**SHORT EXERCISE**
Extract only the first line of the listing and every line after it up to and including the one with "const leftSpike = [13, 0, 24, 57];". Omit the pictures.

==== INFORMATION SHOWN

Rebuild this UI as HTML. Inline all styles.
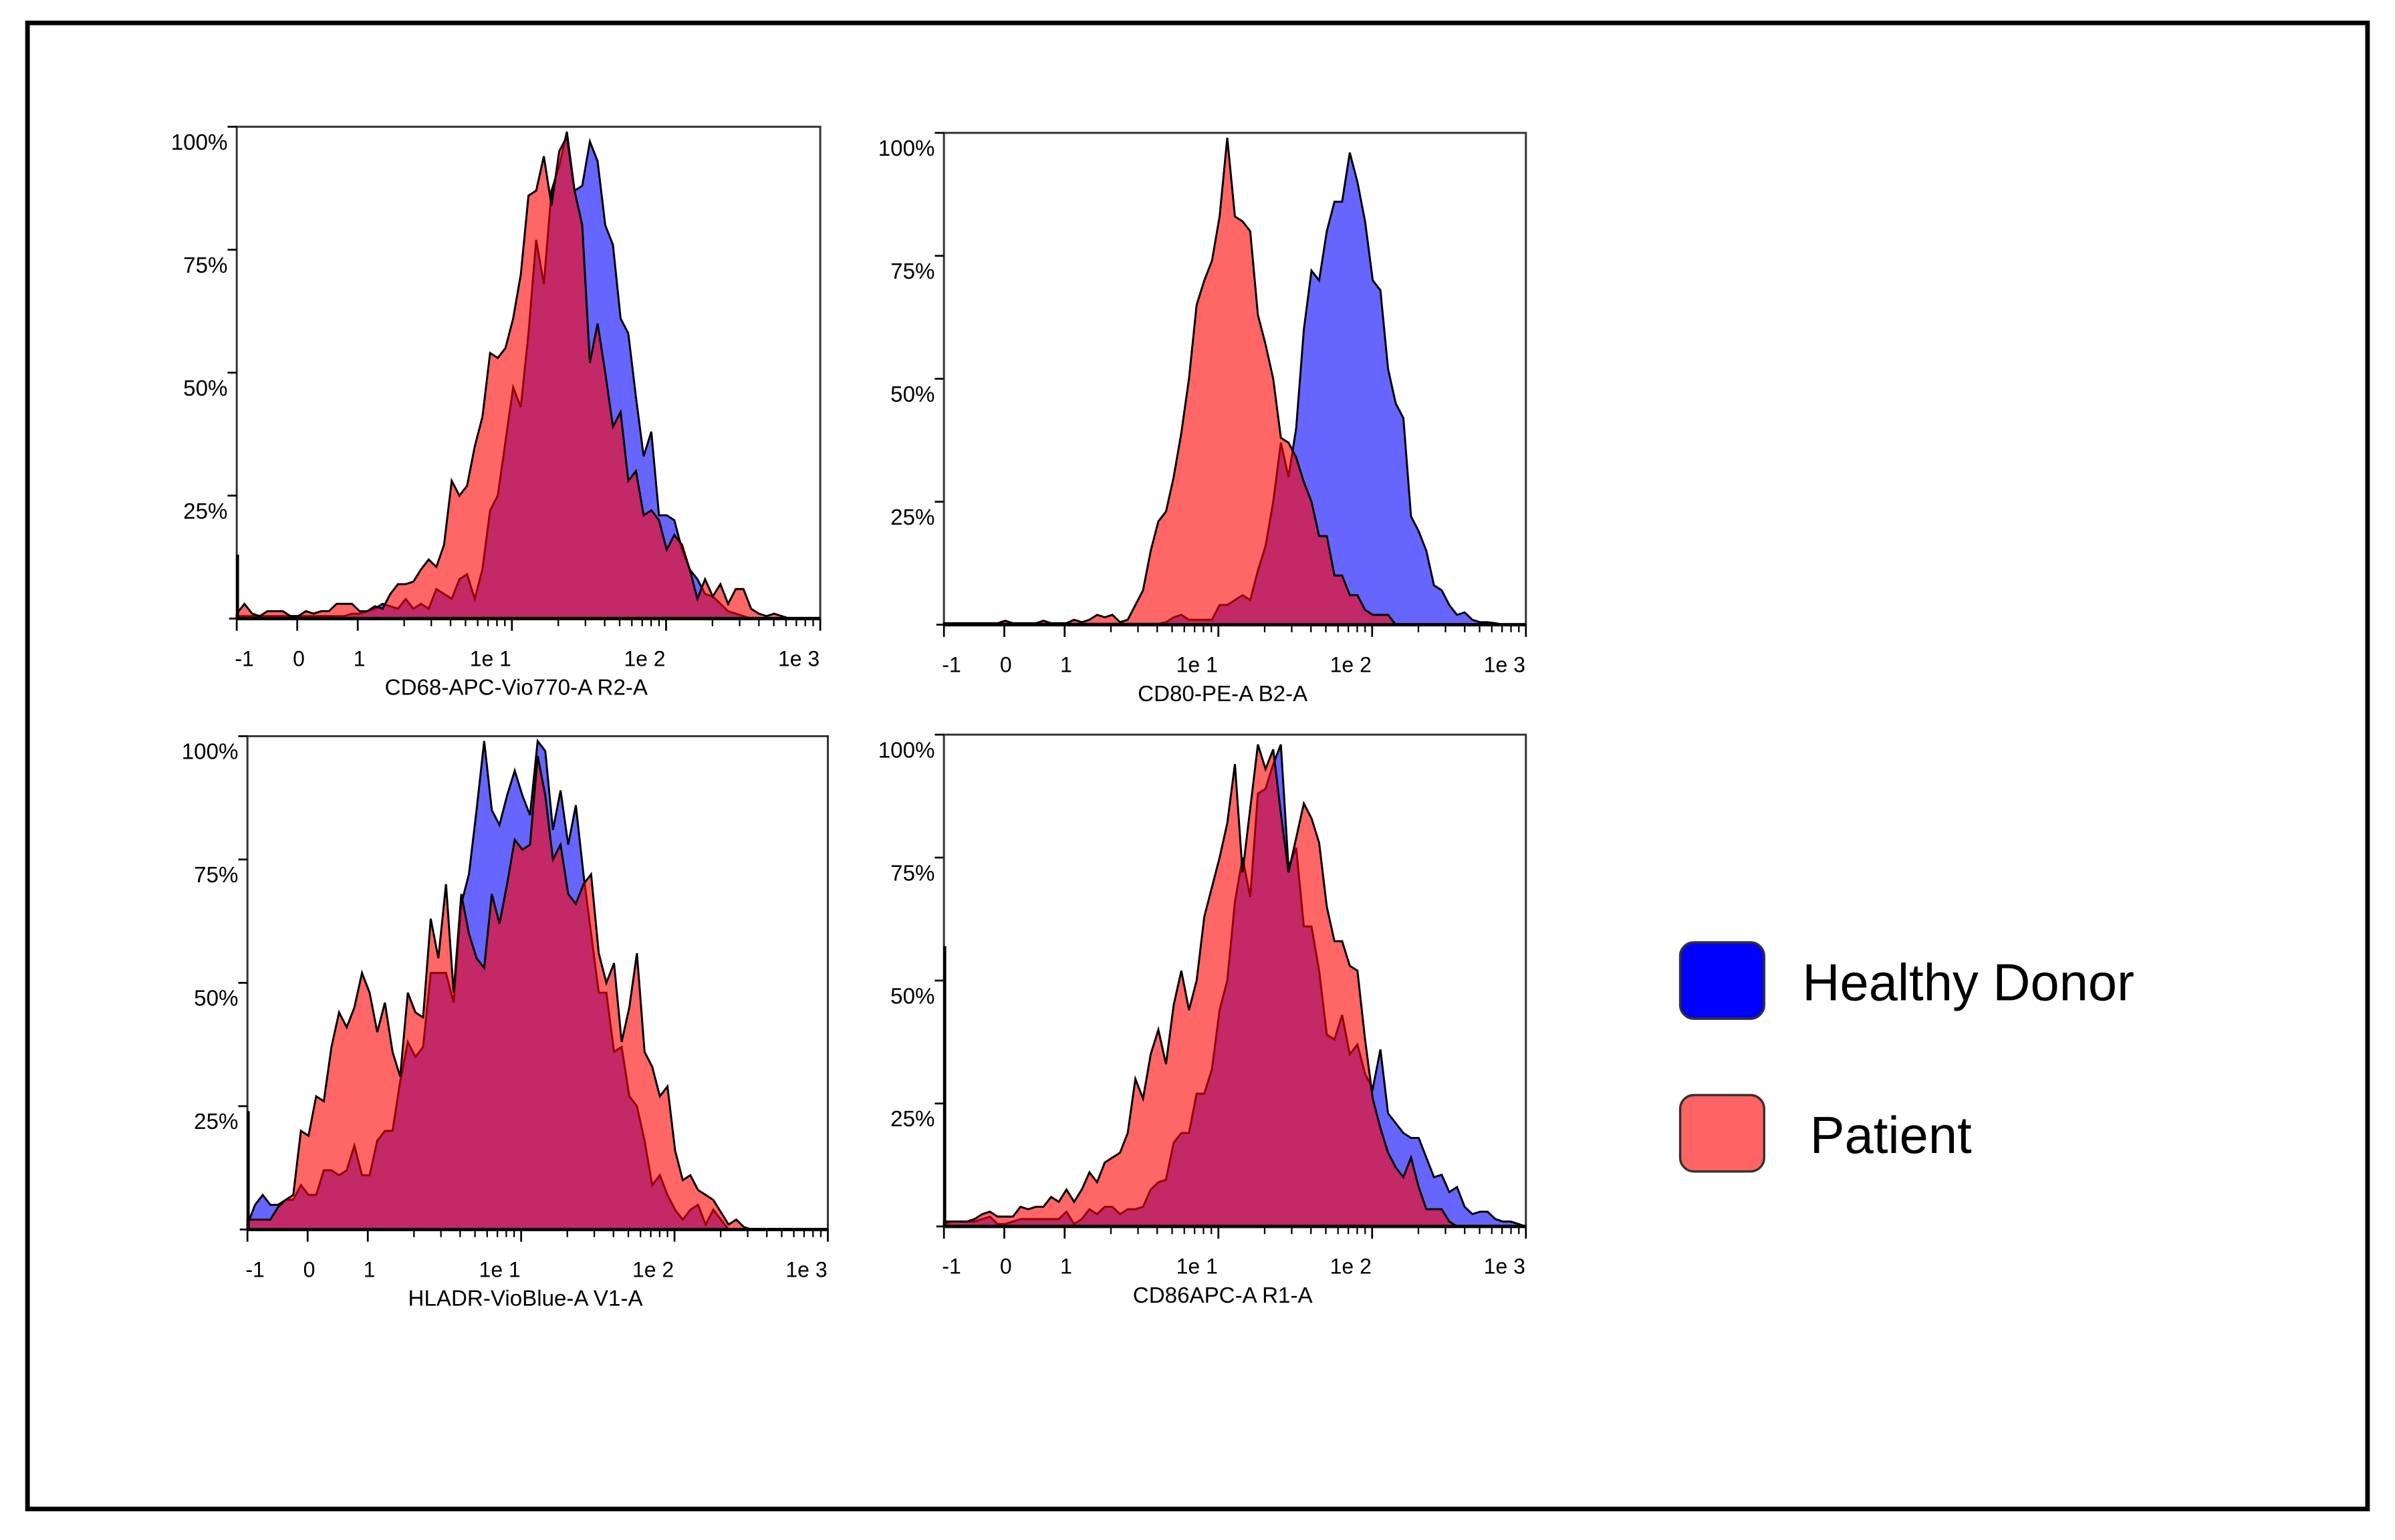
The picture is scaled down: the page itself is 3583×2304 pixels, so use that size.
<!DOCTYPE html>
<html><head><meta charset="utf-8">
<style>
html,body{margin:0;padding:0;background:#fff;}
svg{display:block;}
text{font-family:"Liberation Sans",sans-serif;fill:#000;}
</style></head>
<body>
<svg id="fig" xmlns="http://www.w3.org/2000/svg" width="3583" height="2304" viewBox="0 0 1568 1008.3" preserveAspectRatio="none">
<rect x="18" y="15" width="1532" height="973" fill="#fff" stroke="#000" stroke-width="3"/>
<g id="charts"></g>
<g>
<rect x="1100" y="617" width="55" height="50" rx="9" fill="#0000ff" stroke="#333" stroke-width="1.5"/>
<text x="1180" y="655" font-size="34">Healthy Donor</text>
<rect x="1100" y="717" width="55" height="50" rx="9" fill="#ff6464" stroke="#333" stroke-width="1.5"/>
<text x="1185" y="755" font-size="34">Patient</text>
</g>
</svg>
<script>
// bins: display-decade positions i*binStep from the left edge (value -1)
const binStep = 0.05;
const yTickValues = [25, 50, 75, 100];
const yTickLabels = ["25%", "50%", "75%", "100%"];
const xTickValues = [-1, 0, 1, 10, 100, 1000];
const xTickLabels = ["-1", "0", "1", "1e 1", "1e 2", "1e 3"];
const axisTitles = ["CD68-APC-Vio770-A R2-A", "CD80-PE-A B2-A", "HLADR-VioBlue-A V1-A", "CD86APC-A R1-A"];
const leftSpike = [13, 0, 24, 57];

const cd68Healthy = [0.5,0.5,0.5,0.5,0.5,0.5,0.5,0.5,0.5,0.5,0.5,0.5,0.5,0.5,0.5,1,1,1.5,2,3,2.5,2,4,2,3,2,6,5,4,8,9,4,10,22,25,36,47,43,58,77,68,87,92,99,87,88,97,93,80,76,61,58,45,33,38,21,21,20,14,10,8,5,4.5,3,1.5,1,0.5,0,0,0,0,0,0,0,0,0,0];
const cd68Patient = [1,3,1,0.5,1.5,1.5,1.5,0.5,0.5,1.5,1,1.5,1.5,3,3,3,1.5,1.5,2.5,2,5,7,7,7.5,10,12,10.5,15,28,25,27,35,41,54,53,55,61,70,86,87,94,84,95,98,87,80,52,60,50,39,42,28,30,21,22,20,14,17,15,10,4,8,4.5,7,3,6,6,2,1,0.5,1,0.5,0,0,0,0,0];
const cd80Healthy = [0.2,0.2,0.2,0.2,0.2,0.2,0.2,0.2,0.2,0.2,0.2,0.2,0.2,0.2,0.2,0.2,0.2,0.2,0.2,0.2,0.2,0.2,0.2,0.2,0.2,0.2,0.2,0.2,0.2,0.5,1.5,2,1,1,1,1,4,4,5,6,5,11,16,25,37,30,40,60,72,70,80,86,86,96,90,82,70,68,52,45,42,22,19,15,8,7,4,2,2.5,1,0.5,0.5,0.3,0,0,0,0];
const cd80Patient = [0.3,0.3,0.3,0.3,0.3,0.3,0.3,0.3,0.8,0.3,0.3,0.3,0.3,0.8,0.3,0.3,0.3,1,0.5,1,2,1.5,2,0.5,1,4,7,15,21,23,30,39,50,65,70,74,83,99,83,82,80,63,57,50,38,37,34,29,25,18,18,10,10,6,6,3,2,2,2,0,0,0,0,0,0,0,0,0,0,0,0,0,0,0,0,0,0];
const hladrHealthy = [1,5,7,5,5,6,6,9,7,7,12,12,11,12,17,11,11,18,20,20,30,38,35,37,52,52,52,46,66,72,85,99,85,82,88,93,88,84,99,97,81,89,78,86,72,60,48,48,36,37,27,25,18,9,11,7,4,2,4,5,1,4,2,0,0,0,0,0,0,0,0,0,0,0,0,0,0];
const hladrPatient = [2,2,2,2,4.5,6,7,20,19,27,26,37,44,41,45,52,48,40,46,36,31,48,44,43,63,55,70,48,68,60,55,53,68,62,70,79,77,78,96,88,75,78,68,66,70,72,56,50,54,38,45,56,36,33,27,29,16,10,11,8,7,6,3.5,1,2,0.5,0,0,0,0,0,0,0,0,0,0,0];
const cd86Healthy = [0.5,1,1,1,1,1.5,2,0.5,0.5,1,1.5,1.5,1.5,1.5,1.5,1.5,3,0.5,1.5,3.5,2.5,4,4,2.5,3.5,3.5,4,7.5,9,9.5,17,19,19,27,27,32,44,50,66,75,67,88,89,94,98,73,77,61,61,52,39,38,43,35,37,31,28,36,23,21,19,18,18,14,10,10.5,7,8,4,2.5,3,3,1.5,1,1,0.5,0];
const cd86Patient = [1,1,1,1,1.5,2.5,3,2,2,2,4,3.5,4,4,6,5,7.5,5,7.5,11,9,13,14,15,19,30,26,35,40,33,45,52,44,50,63,69,75,82,94,72,85,98,93,97,84,72,79,86,83,78,65,58,58,53,52,38,26,20,15,12,10,14,8,3.5,3.5,3.5,1,0,0,0,0,0,0,0,0,0,0];

const healthySeries = [cd68Healthy, cd80Healthy, hladrHealthy, cd86Healthy];
const patientSeries = [cd68Patient, cd80Patient, hladrPatient, cd86Patient];

const NS = "http://www.w3.org/2000/svg";
const boxes = [
  {L:155,R:537,T:83,B:405},
  {L:618,R:999,T:87,B:409},
  {L:162,R:542,T:482,B:805},
  {L:618,R:999,T:481,B:803}
];
const chartNames = ["cd68-histogram","cd80-histogram","hladr-histogram","cd86-histogram"];
const D_MAX = 3.80;
function valueToDecade(v){ return v <= 1 ? 0.394*(v+1) : 0.788 + 1.004*Math.log10(v); }
function mk(tag, attrs, parent){
  const el = document.createElementNS(NS, tag);
  for (const k in attrs) el.setAttribute(k, attrs[k]);
  parent.appendChild(el);
  return el;
}
const root = document.getElementById("charts");
boxes.forEach((b, ci) => {
  const g = mk("g", {}, root);
  
  
  const xD = d => b.L + d / D_MAX * (b.R - b.L);
  const xV = v => xD(valueToDecade(v));
  const yP = p => b.B - p / 100 * (b.B - b.T);

  const frame = mk("rect", {x:b.L, y:b.T, width:b.R-b.L, height:b.B-b.T, fill:"none", stroke:"#333", "stroke-width":1.3}, g);
  
  

  function areaPath(arr){
    let d = "M" + xD(0) + "," + yP(0);
    arr.forEach((v, i) => { d += " L" + xD(i*binStep).toFixed(2) + "," + yP(v).toFixed(2); });
    d += " L" + xD((arr.length-1)*binStep) + "," + yP(0) + " Z";
    return d;
  }
  const hp = mk("path", {d:areaPath(healthySeries[ci]), fill:"rgba(0,0,255,0.6)", stroke:"#000", "stroke-width":1.3, "stroke-linejoin":"miter"}, g);
  
  
  const pp = mk("path", {d:areaPath(patientSeries[ci]), fill:"rgba(255,0,0,0.6)", stroke:"#000", "stroke-width":1.3}, g);
  
  

  if (leftSpike[ci] > 0) {
    const sp = mk("line", {x1:b.L+0.5, x2:b.L+0.5, y1:yP(0), y2:yP(leftSpike[ci]), stroke:"#000", "stroke-width":2}, g);
    
    
  }
  const base = mk("line", {x1:b.L, x2:b.R, y1:b.B, y2:b.B, stroke:"#000", "stroke-width":2.2}, g);
  
  

  // y ticks
  mk("line", {x1:b.L-5, x2:b.L, y1:b.B, y2:b.B, stroke:"#000", "stroke-width":1.2}, g);
  yTickValues.forEach((v, k) => {
    const y = yP(v);
    const t = mk("line", {x1:b.L-6, x2:b.L, y1:y, y2:y, stroke:"#000", "stroke-width":1.2}, g);
    
    
    const lb = mk("text", {x:b.L-6, y:y+15, "font-size":14.5, "text-anchor":"end"}, g);
    lb.textContent = yTickLabels[k];
    
    
  });
  // x major ticks + labels
  xTickValues.forEach((v, k) => {
    const x = xV(v);
    const t = mk("line", {x1:x, x2:x, y1:b.B, y2:b.B+8, stroke:"#000", "stroke-width":1.2}, g);
    
    
    let lx = x + 1;
    if (k === 0) lx = x + 5;
    if (k >= 3) lx = x - 14;
    const lb = mk("text", {x:lx, y:b.B+31, "font-size":14, "text-anchor":"middle"}, g);
    lb.textContent = xTickLabels[k];
    
    
  });
  // minor log ticks
  [1,10,100].forEach(dec => {
    for (let m = 2; m <= 9; m++) {
      const x = xV(dec*m);
      const t = mk("line", {x1:x, x2:x, y1:b.B, y2:b.B+5, stroke:"#000", "stroke-width":1}, g);
      
      
    }
  });
  const title = mk("text", {x:(b.L+b.R)/2 - 8, y:b.B+50, "font-size":14.5, "text-anchor":"middle"}, g);
  title.textContent = axisTitles[ci];
  
  
});
</script>
</body></html>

========

**FINISHED EXERCISE**
Rebuild this UI as HTML. Inline all styles.
The picture is scaled down: the page itself is 3583×2304 pixels, so use that size.
<!DOCTYPE html>
<html><head><meta charset="utf-8">
<style>
html,body{margin:0;padding:0;background:#fff;}
svg{display:block;}
text{font-family:"Liberation Sans",sans-serif;fill:#000;}
</style></head>
<body>
<svg id="fig" xmlns="http://www.w3.org/2000/svg" width="3583" height="2304" viewBox="0 0 1568 1008.3" preserveAspectRatio="none">
<rect x="18" y="15" width="1532" height="973" fill="#fff" stroke="#000" stroke-width="3"/>
<g id="charts"></g>
<g>
<rect x="1100" y="617" width="55" height="50" rx="9" fill="#0000ff" stroke="#333" stroke-width="1.5"/>
<text x="1180" y="655" font-size="34">Healthy Donor</text>
<rect x="1100" y="717" width="55" height="50" rx="9" fill="#ff6464" stroke="#333" stroke-width="1.5"/>
<text x="1185" y="755" font-size="34">Patient</text>
</g>
</svg>
<script>
// bins: display-decade positions i*binStep from the left edge (value -1)
const binStep = 0.05;
const yTickValues = [25, 50, 75, 100];
const yTickLabels = ["25%", "50%", "75%", "100%"];
const xTickValues = [-1, 0, 1, 10, 100, 1000];
const xTickLabels = ["-1", "0", "1", "1e 1", "1e 2", "1e 3"];
const axisTitles = ["CD68-APC-Vio770-A R2-A", "CD80-PE-A B2-A", "HLADR-VioBlue-A V1-A", "CD86APC-A R1-A"];
const leftSpike = [13, 0, 24, 57];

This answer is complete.